_Goal_
Return, without pictures, the lines from the start of the data through the one that contains "60, 70, 80];".
##### Material provided
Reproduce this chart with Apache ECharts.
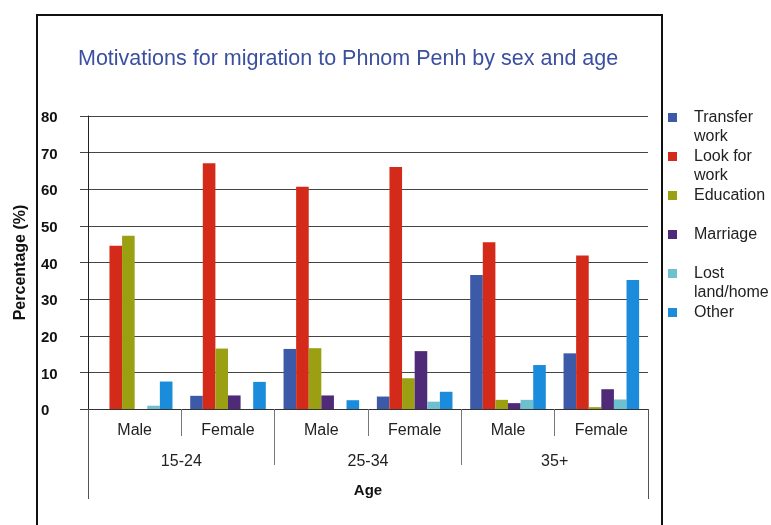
<!DOCTYPE html>
<html>
<head>
<meta charset="utf-8">
<script src="https://cdn.jsdelivr.net/npm/echarts@6/dist/echarts.min.js"></script>
<style>
html,body{margin:0;padding:0;background:#fff;}
#chart{width:771px;height:525px;}
</style>
</head>
<body>
<div id="chart"></div>
<script>
var sexes = ['Male', 'Female', 'Male', 'Female', 'Male', 'Female'];
var ageGroups = ['15-24', '25-34', '35+'];
var yTicks = [0, 10, 20, 30, 40, 50, 60, 70, 80];

var seriesNames = ['Transfer work', 'Look for work', 'Education', 'Marriage', 'Lost land/home', 'Other'];
var legendLabels = ['Transfer\nwork', 'Look for\nwork', 'Education', 'Marriage', 'Lost\nland/home', 'Other'];
var colors = ['#3D5AA8', '#D42A1A', '#9AA012', '#4E2A78', '#6EC0CE', '#1B8BDB'];

var transferWork = [0, 3.6, 16.4, 3.4, 36.6, 15.2];
var lookForWork  = [44.6, 67.1, 60.7, 66.1, 45.5, 41.9];
var education    = [47.3, 16.5, 16.6, 8.4, 2.5, 0.5];
var marriage     = [0, 3.7, 3.7, 15.8, 1.6, 5.4];
var lostLand     = [0.9, 0, 0, 2.0, 2.5, 2.6];
var other        = [7.5, 7.4, 2.4, 4.7, 12.0, 35.2];

var values = [transferWork, lookForWork, education, marriage, lostLand, other];

var FONT = '"Liberation Sans", Arial, sans-serif';
var LH = 19;

var chart = echarts.init(document.getElementById('chart'), null, {renderer: 'canvas'});

var series = seriesNames.map(function (n, i) {
  return {
    name: n,
    type: 'bar',
    xAxisIndex: 0,
    data: values[i],
    barGap: '0%',
    barCategoryGap: '19%',
    itemStyle: {color: colors[i]},
    emphasis: {disabled: true}
  };
});

var option = {
  backgroundColor: '#fff',
  animation: false,
  title: {
    text: 'Motivations for migration to Phnom Penh by sex and age',
    left: 78,
    top: 48,
    padding: 0,
    textStyle: {fontFamily: FONT, fontSize: 21.5, fontWeight: 'normal', color: '#3B4FA0'}
  },
  graphic: [{
    type: 'rect',
    shape: {x: 37, y: 15, width: 625, height: 600},
    style: {fill: 'none', stroke: '#111', lineWidth: 2},
    z: -10
  }],
  legend: {
    orient: 'vertical',
    left: 668,
    top: 89,
    padding: 0,
    itemWidth: 9,
    itemHeight: 9,
    itemGap: 39 - 3 * LH,
    icon: 'rect',
    selectedMode: false,
    data: seriesNames,
    formatter: function (name) {
      var lbl = legendLabels[seriesNames.indexOf(name)];
      return lbl.indexOf('\n') >= 0 ? '\n' + lbl : '\n' + lbl + '\n';
    },
    textStyle: {fontFamily: FONT, fontSize: 16, lineHeight: LH, color: '#222', padding: [0, 0, 0, 12]}
  },
  grid: {left: 88, right: 123, top: 116, bottom: 116, outerBoundsMode: 'none', containLabel: false},
  xAxis: [{
    type: 'category',
    position: 'bottom',
    data: sexes,
    axisLine: {show: true, lineStyle: {color: '#333', width: 1}},
    axisTick: {show: true, length: 27, interval: 0, lineStyle: {color: '#777'}},
    axisLabel: {interval: 0, margin: 14, fontFamily: FONT, fontSize: 16, color: '#222'}
  }, {
    type: 'category',
    position: 'bottom',
    data: ageGroups,
    axisLine: {show: false},
    axisTick: {show: true, length: 56, interval: 0, lineStyle: {color: '#777'}},
    axisLabel: {interval: 0, margin: 45, fontFamily: FONT, fontSize: 16, color: '#222'}
  }, {
    type: 'category',
    position: 'bottom',
    data: [''],
    axisLine: {show: false},
    axisTick: {show: true, length: 90, interval: 0, lineStyle: {color: '#555'}},
    axisLabel: {show: false},
    name: 'Age',
    nameLocation: 'middle',
    nameGap: 74,
    nameTextStyle: {fontFamily: FONT, fontSize: 15, fontWeight: 'bold', color: '#111'}
  }],
  yAxis: {
    type: 'value',
    min: yTicks[0],
    max: yTicks[yTicks.length - 1],
    interval: 10,
    name: 'Percentage (%)',
    nameLocation: 'middle',
    nameRotate: 90,
    nameGap: 59,
    nameTextStyle: {fontFamily: FONT, fontSize: 16, fontWeight: 'bold', color: '#111'},
    axisLine: {show: true, lineStyle: {color: '#222', width: 1}},
    axisTick: {show: true, length: 8, lineStyle: {color: '#444'}},
    splitLine: {show: true, lineStyle: {color: '#444', width: 1}},
    axisLabel: {align: 'left', verticalAlign: 'top', lineHeight: 4, margin: 47, fontFamily: FONT, fontSize: 15, fontWeight: 'bold', color: '#111'}
  },
  series: series
};

chart.setOption(option);
</script>
</body>
</html>
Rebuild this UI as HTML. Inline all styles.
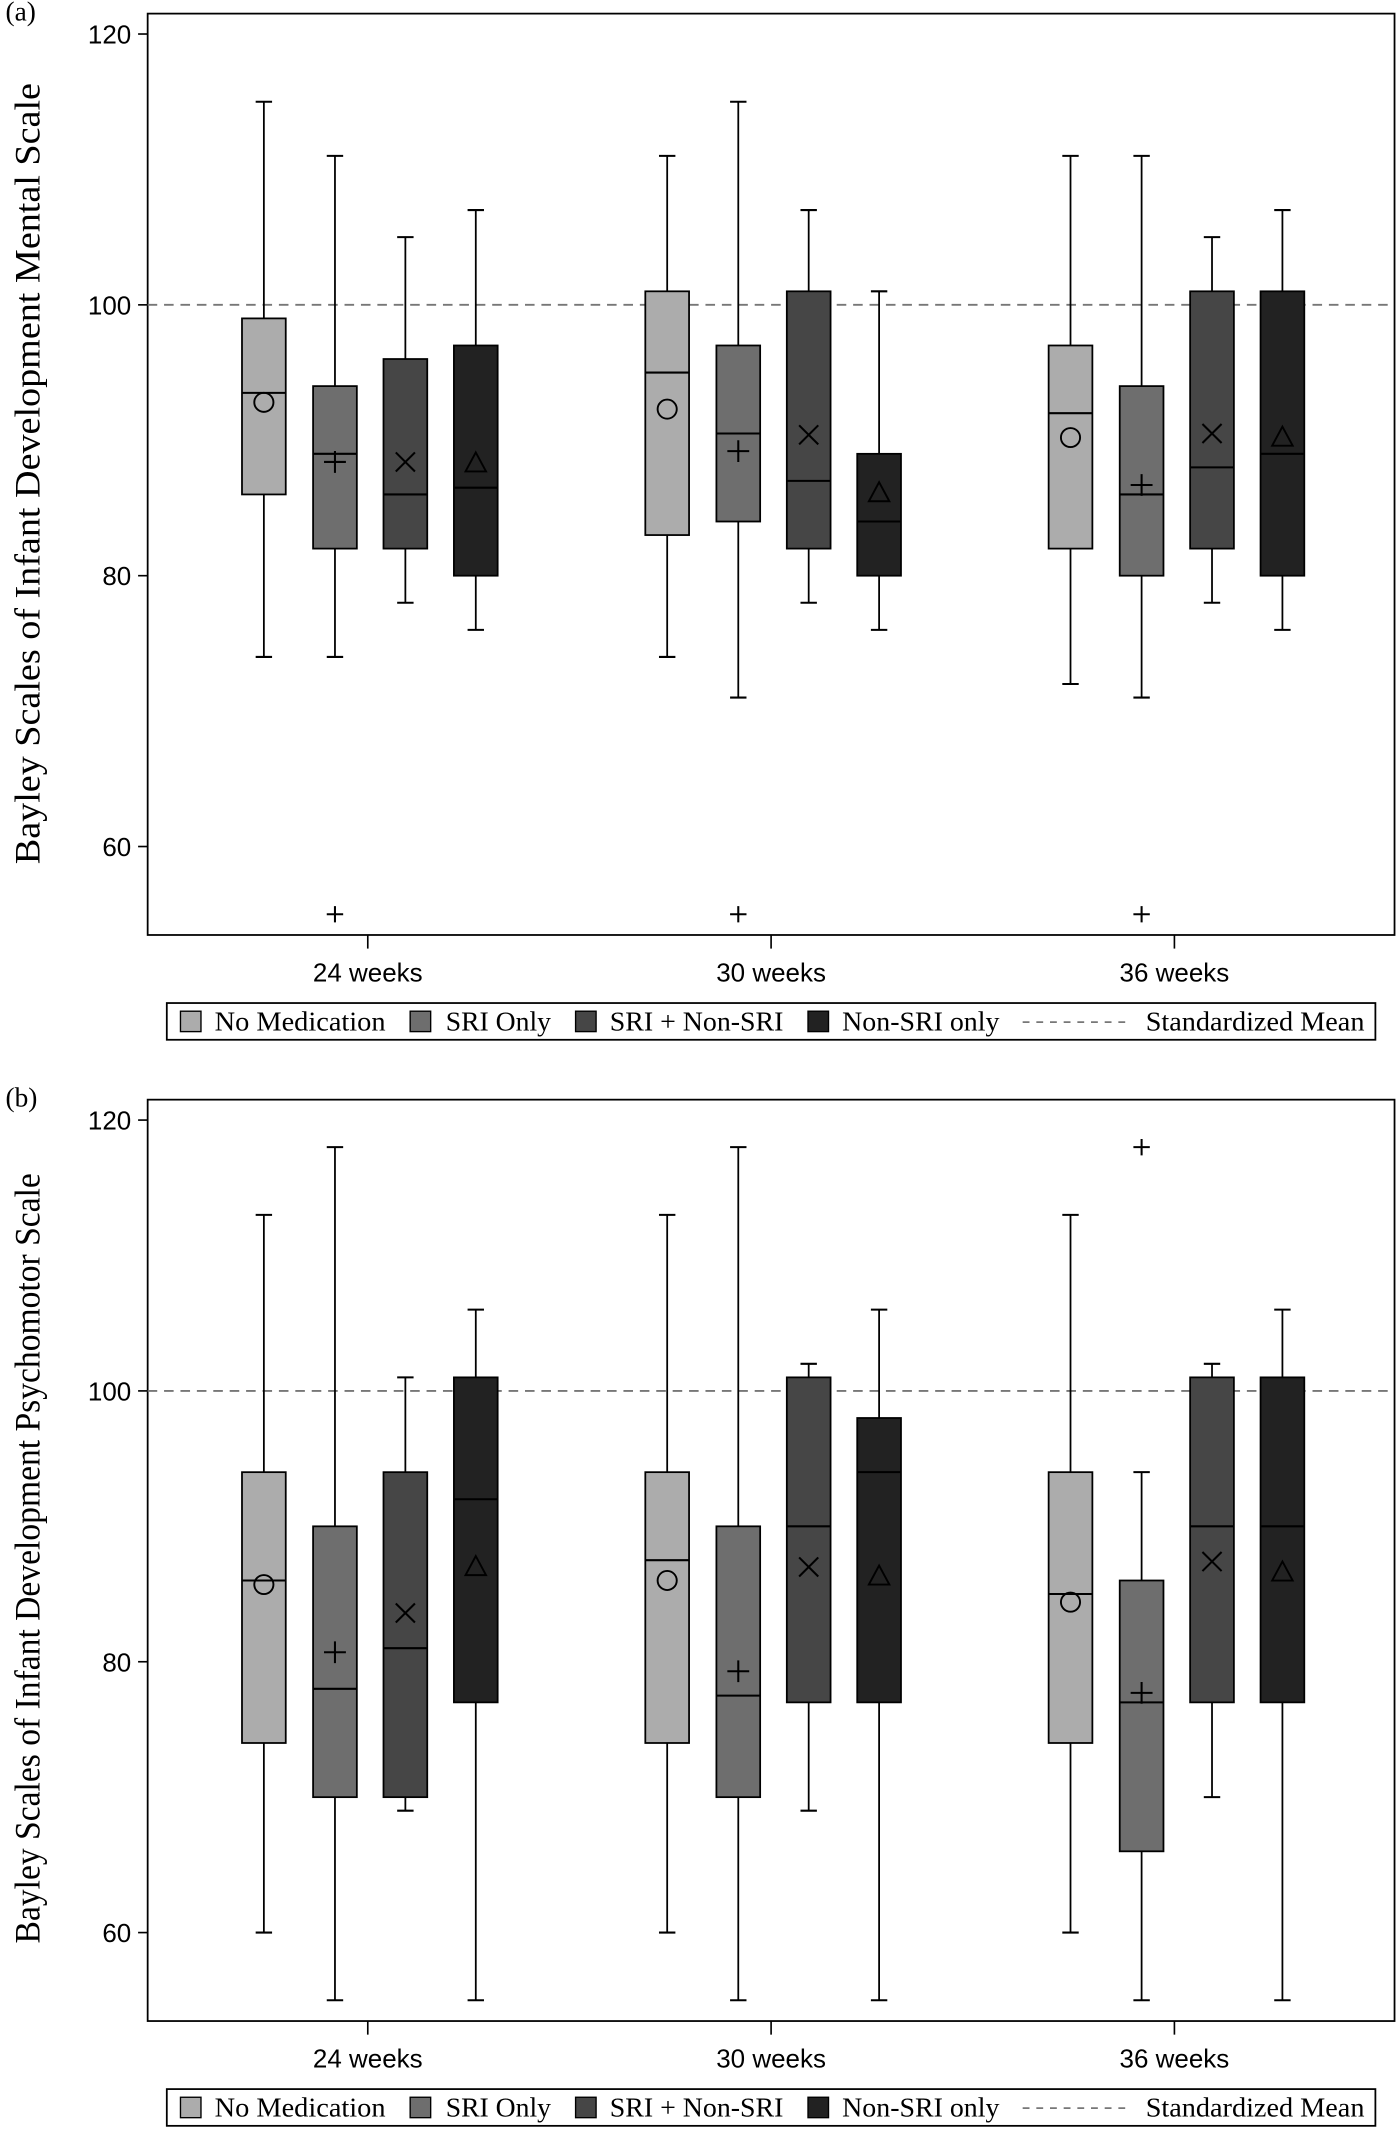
<!DOCTYPE html>
<html><head><meta charset="utf-8"><style>
html,body{margin:0;padding:0;background:#fff;}
svg{display:block;}
</style></head><body>
<svg id="chart" width="1400" height="2134" viewBox="0 0 1024 1568" preserveAspectRatio="none" xmlns="http://www.w3.org/2000/svg"></svg>
<script>
// ---- data ----
const timepoints = ["24 weeks", "30 weeks", "36 weeks"];
const groups = ["No Medication", "SRI Only", "SRI + Non-SRI", "Non-SRI only"];
const yTicks = [60, 80, 100, 120];
const standardizedMean = 100;
// panel a (Mental Scale): per timepoint, per group
const mentalLow    = [[74,74,78,76],[74,71,78,76],[72,71,78,76]];
const mentalQ1     = [[86,82,82,80],[83,84,82,80],[82,80,82,80]];
const mentalMedian = [[93.5,89,86,86.5],[95,90.5,87,84],[92,86,88,89]];
const mentalQ3     = [[99,94,96,97],[101,97,101,89],[97,94,101,101]];
const mentalHigh   = [[115,111,105,107],[111,115,107,101],[111,111,105,107]];
const mentalMean   = [[92.8,88.4,88.4,88.3],[92.3,89.2,90.4,86.1],[90.2,86.7,90.5,90.2]];
const mentalOutliers = [[0,55],[1,55],[2,55]]; // [timepoint, value] for SRI Only
// panel b (Psychomotor Scale)
const psychLow    = [[60,55,69,55],[60,55,69,55],[60,55,70,55]];
const psychQ1     = [[74,70,70,77],[74,70,77,77],[74,66,77,77]];
const psychMedian = [[86,78,81,92],[87.5,77.5,90,94],[85,77,90,90]];
const psychQ3     = [[94,90,94,101],[94,90,101,98],[94,86,101,101]];
const psychHigh   = [[113,118,101,106],[113,118,102,106],[113,94,102,106]];
const psychMean   = [[85.7,80.7,83.6,87],[86,79.3,87,86.3],[84.4,77.7,87.4,86.6]];
const psychOutliers = [[2,118]];

const fills = ["#acacac","#6e6e6e","#464646","#222222"];
const NS = "http://www.w3.org/2000/svg";
const svg = document.getElementById("chart");
function mk(tag, attrs, parent){ const e=document.createElementNS(NS,tag); for(const k in attrs) e.setAttribute(k,attrs[k]); (parent||svg).appendChild(e); return e; }

function drawPanel(p){
  const g = mk("g",{});
  
  
  const L=108,R=1020,T=p.top,B=p.top+677;
  const yScale = v => p.y120 + (120-v)*(p.y60-p.y120)/60;
  const xCenter = i => 269 + i*295;
  const offs = [-76,-24,27.5,79];
  const bw = 32;
  const fr = mk("rect",{x:L,y:T,width:R-L,height:B-T,fill:"none",stroke:"#000","stroke-width":1.3},g);
   
  const lbl = mk("text",{x:4,y:T+5,"font-family":"Liberation Serif, serif","font-size":20},g);
  lbl.textContent = p.label;
   
  yTicks.forEach(t=>{
    const y=yScale(t);
    mk("line",{x1:L-7,x2:L,y1:y,y2:y,stroke:"#000","stroke-width":1.2},g);
    const tx=mk("text",{x:L-12,y:y+7,"text-anchor":"end","font-family":"Liberation Sans, sans-serif","font-size":19},g);
    tx.textContent=t;
     
  });
  const yt = mk("text",{transform:`translate(29,${p.titleCenter}) rotate(-90)`,"text-anchor":"middle","font-family":"Liberation Serif, serif","font-size":26,textLength:p.titleLen,lengthAdjust:"spacingAndGlyphs"},g);
  yt.textContent=p.title;
   
  timepoints.forEach((t,i)=>{
    const x=xCenter(i);
    mk("line",{x1:x,x2:x,y1:B,y2:B+10,stroke:"#000","stroke-width":1.2},g);
    const tx=mk("text",{x:x,y:B+34,"text-anchor":"middle","font-family":"Liberation Sans, sans-serif","font-size":19},g);
    tx.textContent=t;
     
  });
  const yr=yScale(standardizedMean);
  const rl=mk("line",{x1:L,x2:R,y1:yr,y2:yr,stroke:"#777","stroke-width":1.4,"stroke-dasharray":"7,5"},g);
   
  timepoints.forEach((t,i)=>{
    groups.forEach((gname,j)=>{
      const cx=xCenter(i)+offs[j];
      const bg=mk("g",{},g);
      
      
      const lo=yScale(p.low[i][j]), q1=yScale(p.q1[i][j]), md=yScale(p.med[i][j]), q3=yScale(p.q3[i][j]), hi=yScale(p.high[i][j]);
      mk("line",{x1:cx,x2:cx,y1:hi,y2:lo,stroke:"#000","stroke-width":1.3},bg);
      mk("line",{x1:cx-6,x2:cx+6,y1:hi,y2:hi,stroke:"#000","stroke-width":1.5},bg);
      mk("line",{x1:cx-6,x2:cx+6,y1:lo,y2:lo,stroke:"#000","stroke-width":1.5},bg);
      mk("rect",{x:cx-bw/2,y:q3,width:bw,height:q1-q3,fill:fills[j],stroke:"#000","stroke-width":1.3},bg);
      mk("line",{x1:cx-bw/2,x2:cx+bw/2,y1:md,y2:md,stroke:"#000","stroke-width":1.5},bg);
      const my=yScale(p.mean[i][j]);
      if(j===0) mk("circle",{cx:cx,cy:my,r:7,fill:"none",stroke:"#000","stroke-width":1.4},bg);
      else if(j===1){ mk("path",{d:`M${cx-8} ${my}H${cx+8}M${cx} ${my-8}V${my+8}`,stroke:"#000","stroke-width":1.5,fill:"none"},bg); }
      else if(j===2){ mk("path",{d:`M${cx-7} ${my-7}L${cx+7} ${my+7}M${cx+7} ${my-7}L${cx-7} ${my+7}`,stroke:"#000","stroke-width":1.5,fill:"none"},bg); }
      else mk("path",{d:`M${cx} ${my-8}L${cx+7.5} ${my+6}L${cx-7.5} ${my+6}Z`,stroke:"#000","stroke-width":1.4,fill:"none"},bg);
    });
  });
  p.outliers.forEach(o=>{
    const cx=xCenter(o[0])+offs[1], y=yScale(o[1]);
    const op=mk("path",{d:`M${cx-6} ${y}H${cx+6}M${cx} ${y-6}V${y+6}`,stroke:"#000","stroke-width":1.5,fill:"none"},g);
     
  });
  const lg=mk("g",{},g);
   
  const ly=p.legendTop;
  mk("rect",{x:122,y:ly,width:884,height:27,fill:"#fff",stroke:"#000","stroke-width":1.3},lg);
  const sx=[132,300,421,591], tx=[157,326,446,616], tl=[125,77,127,115];
  groups.forEach((gname,j)=>{
    const e=mk("g",{},lg);
     
    mk("rect",{x:sx[j],y:ly+6,width:15,height:15,fill:fills[j],stroke:"#000","stroke-width":1},e);
    const t=mk("text",{x:tx[j],y:ly+20,"font-family":"Liberation Serif, serif","font-size":20,textLength:tl[j],lengthAdjust:"spacingAndGlyphs"},e);
    t.textContent=gname;
  });
  const e=mk("g",{},lg);
   
  mk("line",{x1:748,x2:828,y1:ly+14,y2:ly+14,stroke:"#777","stroke-width":1.3,"stroke-dasharray":"5,5"},e);
  const t=mk("text",{x:838,y:ly+20,"font-family":"Liberation Serif, serif","font-size":20,textLength:160,lengthAdjust:"spacingAndGlyphs"},e);
  t.textContent="Standardized Mean";
}

drawPanel({name:"panel-a-mental",label:"(a)",title:"Bayley Scales of Infant Development Mental Scale",titleCenter:348,titleLen:574,top:10,y120:25,y60:622,legendTop:737,
  low:mentalLow,q1:mentalQ1,med:mentalMedian,q3:mentalQ3,high:mentalHigh,mean:mentalMean,outliers:mentalOutliers});
drawPanel({name:"panel-b-psychomotor",label:"(b)",title:"Bayley Scales of Infant Development Psychomotor Scale",titleCenter:1145,titleLen:566,top:808,y120:823,y60:1420,legendTop:1535,
  low:psychLow,q1:psychQ1,med:psychMedian,q3:psychQ3,high:psychHigh,mean:psychMean,outliers:psychOutliers});
</script>
</body></html>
##########
_Answer below_
Reproduce this chart with Apache ECharts.
<!DOCTYPE html>
<html>
<head>
<meta charset="utf-8">
<script src="https://cdn.jsdelivr.net/npm/echarts@6/dist/echarts.min.js"></script>
<style>
html,body{margin:0;padding:0;background:#fff;}
#chart{width:771px;height:525px;}
</style>
</head>
<body>
<div id="chart"></div>
<script>
var sexes = ['Male', 'Female', 'Male', 'Female', 'Male', 'Female'];
var ageGroups = ['15-24', '25-34', '35+'];
var yTicks = [0, 10, 20, 30, 40, 50, 60, 70, 80];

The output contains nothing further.